• Instructions to follow
Once the pictures are set aside, transcribe the remaining data exactly.

• Material
============

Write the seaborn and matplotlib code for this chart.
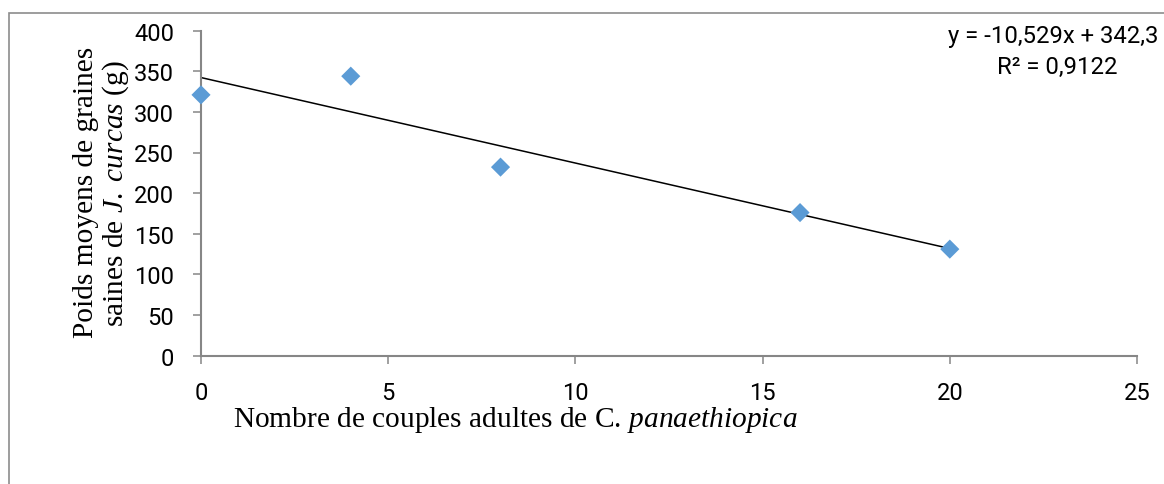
import numpy as np
import pandas as pd
import matplotlib
matplotlib.use("Agg")
import matplotlib.pyplot as plt
import matplotlib.patches as mpatches
import seaborn as sns

# Data
couples = [0, 4, 8, 16, 20]
poids = [321, 344, 232, 176, 131]
x_ticks = [0, 5, 10, 15, 20, 25]
y_ticks = [0, 50, 100, 150, 200, 250, 300, 350, 400]
equation_text = "y = -10,529x + 342,3"
r2_text = "R² = 0,9122"
slope = -10.529
intercept = 342.3

sns.set_theme(style="white")
plt.rcParams["mathtext.fontset"] = "custom"
plt.rcParams["mathtext.rm"] = "Liberation Serif"
plt.rcParams["mathtext.it"] = "Liberation Serif:italic"

df = pd.DataFrame({"couples": couples, "poids": poids})

W, H = 1164, 485
fig = plt.figure(figsize=(W / 100, H / 100), dpi=100)
ax = fig.add_axes([201 / W, 1 - 356.5 / H, (1137 - 201) / W, (356.5 - 31.7) / H])

# trend line
xl = np.array([min(couples), max(couples)], dtype=float)
sns.lineplot(x=xl, y=slope * xl + intercept, ax=ax, color="black", linewidth=1.1, zorder=2)
sns.scatterplot(data=df, x="couples", y="poids", ax=ax, marker="D", s=95,
                color="#5B9BD5", edgecolor="none", linewidth=0, zorder=3, clip_on=False)

ax.set_xlim(0, 25)
ax.set_ylim(0, 400)
ax.set_xticks(x_ticks)
ax.set_yticks(y_ticks)
tickfont = ["Roboto", "DejaVu Sans"]
ax.set_xticklabels([str(t) for t in x_ticks], fontsize=17, family=tickfont, color="black")
ax.set_yticklabels([str(t) for t in y_ticks], fontsize=17, family=tickfont, color="black")
ax.tick_params(axis="both", which="major", direction="out", length=5.8, width=1.1,
               color="#868686", bottom=True, left=True)
ax.tick_params(axis="x", pad=12.5)
ax.tick_params(axis="y", pad=13.5)
for s in ["top", "right"]:
    ax.spines[s].set_visible(False)
for s in ["left", "bottom"]:
    ax.spines[s].set_color("#868686")
    ax.spines[s].set_linewidth(1.5)
ax.set_xlabel("")
ax.set_ylabel("")
ax.grid(False)

serif = ["Liberation Serif", "DejaVu Serif"]
fig.text(515 / W, 1 - 420 / H, r"Nombre de couples adultes de C. $\mathit{panaethiopica}$",
         fontsize=21.2, family=serif, ha="center", va="center", color="black")
fig.text(86 / W, 1 - 192 / H, "Poids moyens de graines", rotation=90,
         fontsize=21.2, family=serif, ha="center", va="center", color="black")
fig.text(116 / W, 1 - 194 / H, r"saines de $\mathit{J.\ curcas}$ (g)", rotation=90,
         fontsize=21.2, family=serif, ha="center", va="center", color="black")

eqfont = ["Roboto", "DejaVu Sans"]
fig.text(948 / W, 1 - 37 / H, equation_text, fontsize=17.2, family=eqfont,
         ha="left", va="center", color="black")
fig.text(1057 / W, 1 - 67 / H, r2_text, fontsize=17.2, family=eqfont,
         ha="center", va="center", color="black")

# outer chart frame
frame = mpatches.Rectangle((8.5 / W, -0.1), 1.2, 1.1 - 13.7 / H, transform=fig.transFigure,
                           fill=False, edgecolor="#8c8c8c", linewidth=1.2, clip_on=False)
fig.add_artist(frame)

fig.savefig("out.png", dpi=100, facecolor="white")
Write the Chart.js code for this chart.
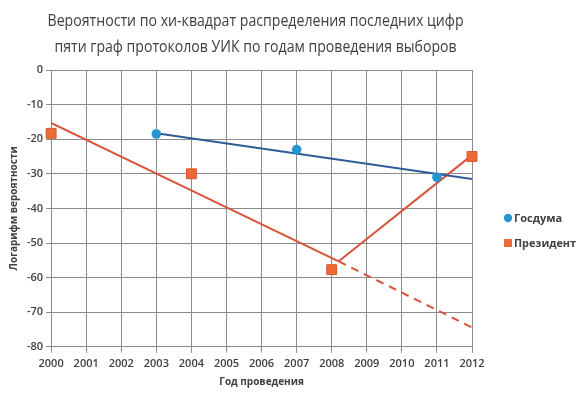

============

• Response to the exercise
Write the seaborn and matplotlib code for this chart.
import numpy as np
import pandas as pd
import matplotlib
matplotlib.use("Agg")
import matplotlib.pyplot as plt
import matplotlib.patches as mpatches
import seaborn as sns

# Data
couples = [0, 4, 8, 16, 20]
poids = [321, 344, 232, 176, 131]
x_ticks = [0, 5, 10, 15, 20, 25]
y_ticks = [0, 50, 100, 150, 200, 250, 300, 350, 400]
equation_text = "y = -10,529x + 342,3"
r2_text = "R² = 0,9122"
slope = -10.529
intercept = 342.3

sns.set_theme(style="white")
plt.rcParams["mathtext.fontset"] = "custom"
plt.rcParams["mathtext.rm"] = "Liberation Serif"
plt.rcParams["mathtext.it"] = "Liberation Serif:italic"

df = pd.DataFrame({"couples": couples, "poids": poids})

W, H = 1164, 485
fig = plt.figure(figsize=(W / 100, H / 100), dpi=100)
ax = fig.add_axes([201 / W, 1 - 356.5 / H, (1137 - 201) / W, (356.5 - 31.7) / H])

# trend line
xl = np.array([min(couples), max(couples)], dtype=float)
sns.lineplot(x=xl, y=slope * xl + intercept, ax=ax, color="black", linewidth=1.1, zorder=2)
sns.scatterplot(data=df, x="couples", y="poids", ax=ax, marker="D", s=95,
                color="#5B9BD5", edgecolor="none", linewidth=0, zorder=3, clip_on=False)

ax.set_xlim(0, 25)
ax.set_ylim(0, 400)
ax.set_xticks(x_ticks)
ax.set_yticks(y_ticks)
tickfont = ["Roboto", "DejaVu Sans"]
ax.set_xticklabels([str(t) for t in x_ticks], fontsize=17, family=tickfont, color="black")
ax.set_yticklabels([str(t) for t in y_ticks], fontsize=17, family=tickfont, color="black")
ax.tick_params(axis="both", which="major", direction="out", length=5.8, width=1.1,
               color="#868686", bottom=True, left=True)
ax.tick_params(axis="x", pad=12.5)
ax.tick_params(axis="y", pad=13.5)
for s in ["top", "right"]:
    ax.spines[s].set_visible(False)
for s in ["left", "bottom"]:
    ax.spines[s].set_color("#868686")
    ax.spines[s].set_linewidth(1.5)
ax.set_xlabel("")
ax.set_ylabel("")
ax.grid(False)

serif = ["Liberation Serif", "DejaVu Serif"]
fig.text(515 / W, 1 - 420 / H, r"Nombre de couples adultes de C. $\mathit{panaethiopica}$",
         fontsize=21.2, family=serif, ha="center", va="center", color="black")
fig.text(86 / W, 1 - 192 / H, "Poids moyens de graines", rotation=90,
         fontsize=21.2, family=serif, ha="center", va="center", color="black")
fig.text(116 / W, 1 - 194 / H, r"saines de $\mathit{J.\ curcas}$ (g)", rotation=90,
         fontsize=21.2, family=serif, ha="center", va="center", color="black")

eqfont = ["Roboto", "DejaVu Sans"]
fig.text(948 / W, 1 - 37 / H, equation_text, fontsize=17.2, family=eqfont,
         ha="left", va="center", color="black")
fig.text(1057 / W, 1 - 67 / H, r2_text, fontsize=17.2, family=eqfont,
         ha="center", va="center", color="black")

# outer chart frame
frame = mpatches.Rectangle((8.5 / W, -0.1), 1.2, 1.1 - 13.7 / H, transform=fig.transFigure,
                           fill=False, edgecolor="#8c8c8c", linewidth=1.2, clip_on=False)
fig.add_artist(frame)

fig.savefig("out.png", dpi=100, facecolor="white")
Write the Chart.js code for this chart.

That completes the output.